Nous observerons, en fait, que la trajectoire du soleil tout au long de l’année sur l’éclip­tique, prend, dans cette « phénoménologie » 1020 des facteurs étiologiques, une importance capitale. La Lune (dans ses phases lunaires) n’est pas exempte de cette même « phéno­ménologie » avec son double rôle d’agent bénéfique/pathogène sur le corps humain. Nous n’insisterons pas non plus, dans ce chapitre, à partir de la période synodique de la Lune, sur la thématique de la mort et de la résurrection, dans laquelle se manifeste le caractère lunaire du Cerf, mais sur cet aspect très particulier qui le voit représenter la fertilité de la nature et son cycle saisonnier. Par exemple, sur les peintures rupestres de Caborca 1021 nous avons une rangée de cerfs qui représentent le cerf dans sa gestation avec les différents moments où on aperçoit l’évolution de son état jusqu’à la venue au monde du faon. La dualité des formes nous inscrit également dans l’en-dehors ou dans « l’autre moi » 1022 que, selon Walter Krickeberg, l’art antique des Amérindiens du Mexique reproduit, par exemple, dans la représentation des dieux du panthéon nahuatl et qui renvoie à ce phénomène complexe du nahualisme. Ce phénomène du double ou de la représentation de l’autre moi repose, en fait, sur le principe originaire dénommé Ometéotl, c’est-à-dire la Dualité suprême dont le double visage (Tezcatlipoca/Tezcatlanextia) élabore une autre réalité dans laquelle la forme du double, souvent terrifiante et monstrueuse, se présente comme l’épreuve à subir pour dépasser sa propre réalité.

Notes
1013.

Leticia Varela, La música en la vida de los Yaquis, op. cit., p. 26.

1014.

Ibidem.

1015.

Actuellement, selon Ilario Rossi, les « experts s’accordent à reconnaître la classification selon laquelle la langue des Huichol, comme les idiomes pima, yaqui, pápago, cora et tepehuana, appartiennent à une subdivision du groupe de la région sonorense méridionale ». (Cf. Ilario Rossi, Corps et chamanisme, op. cit., p. 180).

1016.

Leticia Varela, La música en la vida de los Yaquis, op. cit., p. 142.

1017.

Ibid., p. 26.

1018.

Les informateurs consultés ne nous ont pas donné le nom yaqui de Vénus.

1019.

INI. Diccionario Enciclopédico de la medicina tradicional mexicana, tomo II, 1994, p. 856.

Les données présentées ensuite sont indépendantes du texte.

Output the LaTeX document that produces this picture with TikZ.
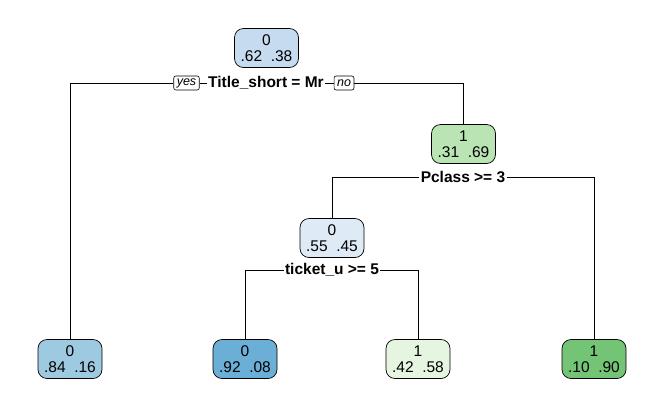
\documentclass[tikz,border=0pt]{standalone}
\usepackage{fontspec}
\setmainfont{Liberation Sans}
\definecolor{rootblue}{HTML}{C6DBEF}
\definecolor{midgreen}{HTML}{BAE4B3}
\definecolor{paleblue}{HTML}{DEEBF7}
\definecolor{leafblue}{HTML}{9ECAE1}
\definecolor{deepblue}{HTML}{6BAED6}
\definecolor{palegreen}{HTML}{E5F5E0}
\definecolor{deepgreen}{HTML}{74C476}
\tikzset{
  treebox/.style={draw, rounded corners=9pt, minimum width=64pt, minimum height=39pt,
    align=center, inner sep=1pt, line width=0.7pt, font=\fontsize{15.5}{16}\selectfont},
  splitlbl/.style={fill=white, inner sep=1pt, font=\bfseries\fontsize{15.5}{17}\selectfont},
  yesno/.style={draw, fill=white, rounded corners=2pt, inner xsep=3pt, inner ysep=1pt,
    minimum height=14pt, line width=0.6pt, font=\itshape\fontsize{12.5}{13}\selectfont}
}
\begin{document}
\begin{tikzpicture}[x=1pt,y=-1pt,line width=0.7pt]
\useasboundingbox (0,0) rectangle (661,408);
\node[treebox,fill=rootblue] (root) at (266.5,48) {0\\.62~~.38};
\node[treebox,fill=midgreen] (n2) at (463.5,144) {1\\.31~~.69};
\node[treebox,fill=paleblue] (n3) at (332,238) {0\\.55~~.45};
\node[treebox,fill=leafblue] (l1) at (70,359) {0\\.84~~.16};
\node[treebox,fill=deepblue] (l2) at (245,359) {0\\.92~~.08};
\node[treebox,fill=palegreen] (l3) at (418,359) {1\\.42~~.58};
\node[treebox,fill=deepgreen] (l4) at (594,359) {1\\.10~~.90};

\node[splitlbl] (s1) at (266,83) {Title\_short = Mr};
\node[yesno] (yes) at (186.5,83) {yes};
\node[yesno] (no) at (344,83) {no};
\node[splitlbl] (s2) at (463,177) {Pclass >= 3};
\node[splitlbl] (s3) at (332,270) {ticket\_u >= 5};

\draw (l1) |- (yes);
\draw (yes) -- (s1);
\draw (s1) -- (no);
\draw (no) -| (n2);
\draw (n3) |- (s2);
\draw (s2) -| (l4);
\draw (l2) |- (s3);
\draw (s3) -| (l3);
\end{tikzpicture}
\end{document}
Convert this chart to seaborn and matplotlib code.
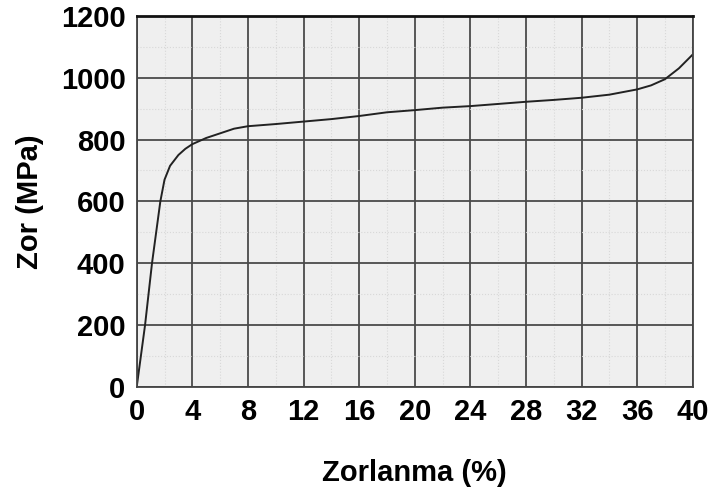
import numpy as np
import pandas as pd
import matplotlib.pyplot as plt
import seaborn as sns

# stress-strain curve
strain = [0, 0.3, 0.6, 0.9, 1.1, 1.4, 1.7, 2.0, 2.4, 3.0, 3.5, 4.0, 5, 6, 7, 8,
          10, 12, 14, 16, 18, 20, 22, 24, 26, 28, 30, 32, 34, 36, 37, 38, 39, 40]
stress = [0, 100, 200, 320, 400, 500, 600, 670, 715, 750, 770, 785, 805, 820, 835, 843,
          850, 858, 866, 876, 888, 895, 903, 908, 915, 922, 928, 935, 945, 962, 975, 995, 1030, 1075]
x_ticks = [0, 4, 8, 12, 16, 20, 24, 28, 32, 36, 40]
y_ticks = [0, 200, 400, 600, 800, 1000, 1200]

df = pd.DataFrame({'Zorlanma': strain, 'Zor': stress})

sns.set_style("white")
plt.rcParams['font.family'] = ['Liberation Sans', 'DejaVu Sans']

fig = plt.figure(figsize=(7.12, 4.93), dpi=100)
ax = fig.add_axes([0.192, 0.215, 0.781, 0.753])
ax.set_facecolor('#efefef')

sns.lineplot(data=df, x='Zorlanma', y='Zor', ax=ax, color='#222222', linewidth=1.4)

ax.set_xlim(0, 40)
ax.set_ylim(0, 1200)
ax.set_xticks(x_ticks)
ax.set_yticks(y_ticks)
ax.set_xticklabels([str(t) for t in x_ticks], fontsize=21, fontweight='bold', color='black')
ax.set_yticklabels([str(t) for t in y_ticks], fontsize=21, fontweight='bold', color='black')
ax.grid(True, color='#4a4a4a', linewidth=1.3)
ax.set_xticks(np.arange(0, 41, 2), minor=True)
ax.set_yticks(np.arange(0, 1201, 100), minor=True)
ax.grid(True, which='minor', color='#d8d8d8', linestyle=':', linewidth=0.8)
ax.set_axisbelow(True)
ax.tick_params(axis='both', which='major', length=7, color='#555555', width=1.3, pad=1)
ax.tick_params(axis='both', which='minor', length=0)
for s in ax.spines.values():
    s.set_color('#444444')
    s.set_linewidth(1.3)
ax.spines['top'].set_color('#111111')
ax.spines['top'].set_linewidth(2)

ax.set_xlabel('Zorlanma (%)', fontsize=21, fontweight='bold', labelpad=24, color='black')
ax.set_ylabel('Zor (MPa)', fontsize=21, fontweight='bold', labelpad=12, color='black')

fig.savefig('out.png', dpi=100)
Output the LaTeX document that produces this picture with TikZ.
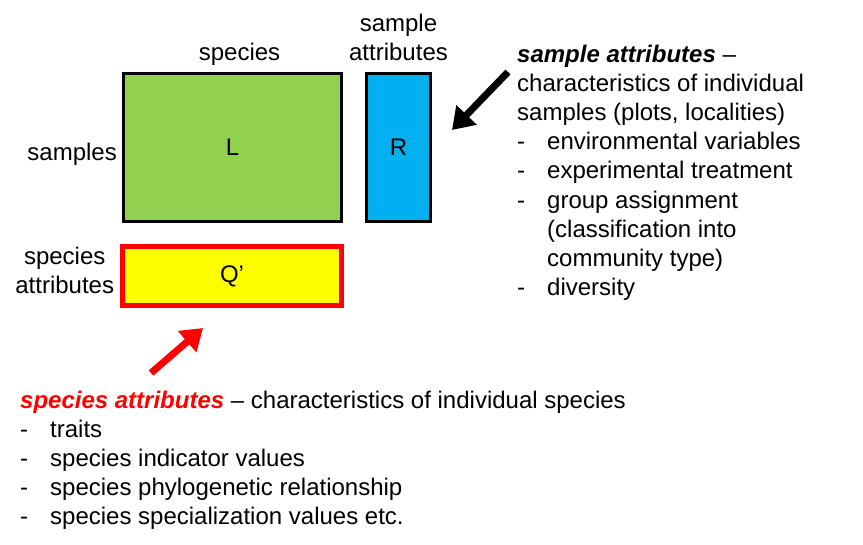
\documentclass[tikz,border=0pt]{standalone}
\usepackage{fontspec}
\setmainfont{Liberation Sans}
\usetikzlibrary{positioning, arrows.meta}
\definecolor{matgreen}{RGB}{146,208,80}
\definecolor{matblue}{RGB}{0,176,240}
\definecolor{matyellow}{RGB}{255,255,0}
\definecolor{matred}{RGB}{255,0,0}
\newcommand{\dashitem}{\makebox[30pt][l]{-}}

\begin{document}
\begin{tikzpicture}[
  x=1pt, y=-1pt,
  font=\fontsize{24}{29.2}\selectfont,
  tbl/.style={draw=black, line width=3pt, inner sep=0pt},
  lbl/.style={inner sep=0pt, align=center},
  notes/.style={inner sep=0pt, align=left, anchor=north west},
  pointer/.style={line width=7pt, -{Triangle[length=21pt, width=27pt]}}
]
  \useasboundingbox (0,0) rectangle (863,545);

  % the three tables
  \node[tbl, fill=matgreen, minimum width=218pt, minimum height=148pt] (L) at (232.5,147.5) {L};
  \node[tbl, fill=matblue, minimum width=64pt, minimum height=148pt] (R) at (398.5,147.5) {R};
  \node[tbl, draw=matred, line width=5pt, fill=matyellow,
    minimum width=219pt, minimum height=59pt] (Q) at (232,276) {Q'};

  % margins of the tables
  \node[lbl, above=6pt of L, xshift=7pt] (species) {species};
  \node[lbl, above=11pt of R] (sampattr) {sample\\attributes};
  \node[lbl, left=5pt of L, yshift=-6.5pt] (samples) {samples};
  \node[lbl, left=5.7pt of Q, yshift=5.6pt] (specattr) {species\\attributes};

  % sample attributes, explained
  \node[notes] (sampnotes) at (517,44.5) {%
    \textbf{\textit{sample attributes}} --\\
    characteristics of individual\\
    samples (plots, localities)\\
    \dashitem environmental variables\\
    \dashitem experimental treatment\\
    \dashitem group assignment\\
    \hspace*{30pt}(classification into\\
    \hspace*{30pt}community type)\\
    \dashitem diversity};

  % species attributes, explained
  \node[notes] (specnotes) at (20,390.6) {%
    \textcolor{matred}{\textbf{\textit{species attributes}}} -- characteristics of individual species\\
    \dashitem traits\\
    \dashitem species indicator values\\
    \dashitem species phylogenetic relationship\\
    \dashitem species specialization values etc.};

  % pointers
  \coordinate (satail) at (508,72);
  \coordinate (satip) at (452,130);
  \coordinate (sptail) at (151,373);
  \coordinate (sptip) at (203,328);
  \draw[pointer] (satail) -- (satip);
  \draw[pointer, matred] (sptail) -- (sptip);
\end{tikzpicture}
\end{document}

L’appellation de « Hermano Mayor » lui est attribuée dans sa position vespérale et celle de « Hermano Menor » dans sa position d’étoile matutinale.

1020.

Ibid., p. 762.

1021.

Miguel Pérez Negrete, El simbolismo en los indígenas americanos de la tortuga y otros elementos gráficos.

1022.

Walter Krickeberg, Las antiguas culturas mexicanas, op. cit., p. 127.